I don't like Valentine's Day because it has become used as an excuse for us as a species to be utterly lazy with such a crucial and fundamentally important human emotion; love. Love is not an achievement, it's a responsibility, as humans we thrive on shared experiences, in fact, it’s what we’re all about. And Valentine's Day completely undermines that with such balatant commercialisation it makes my blood (and most of my other bodily fluids come to think of it) boil.

Valentine’s day is supposed to be a day to celebrate love, but it should also be a day to celebrate different kinds of relationships.
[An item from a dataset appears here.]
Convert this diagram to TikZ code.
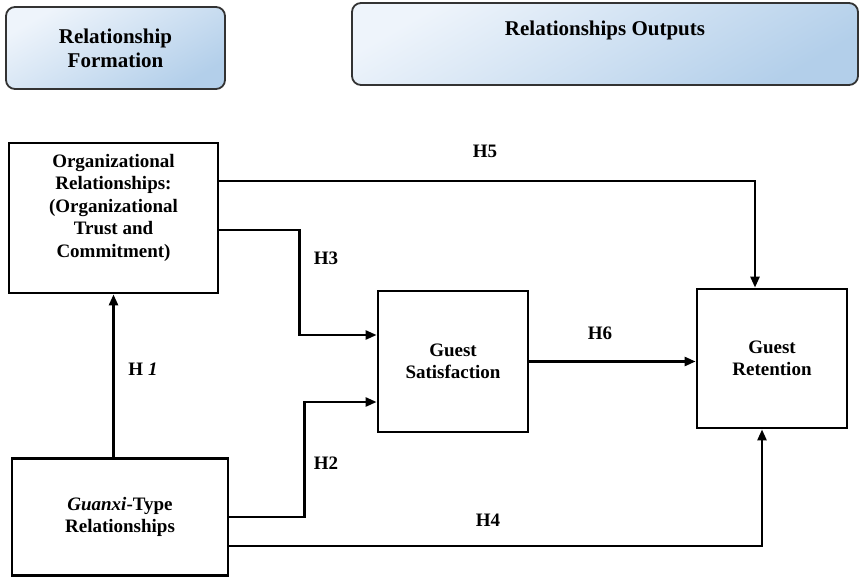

People who are lesbian, gay, bisexual or asexual, transgender or who desire or are in an alternative relationship, may also struggle with the damned day either because they do not feel able to be open about their alternative sexualities, lifestyles or relationships; or that they want to be but know that this would lead to problems. 

For example, the only gay or lesbian couple in a restaurant full of straight couples on Valentine’s Day night might feel threatened – or even worse, be met with hostility and abuse from others.

And for a day that's meant to be about love, that makes it even more pathetic.

It's nothing more than a pathetic justification for people to scribble a message under a soppy verse written by a faceless employee in a mass-produced Chinese card factory, say it's "romantic," and figure that they've done their part for the year. Ice cream and teddy bear factories around the world must be rolling around in our grudgingly-given money, but as The Beatles famously sang; “Money Can't Buy You Love."

It’s no co-incidence that Valentines’ Day this year is directly preceded by the unluckiest, most dreaded, and most feared day of the year ... Friday the 13th.

If you ask me, they complement each other just perfectly.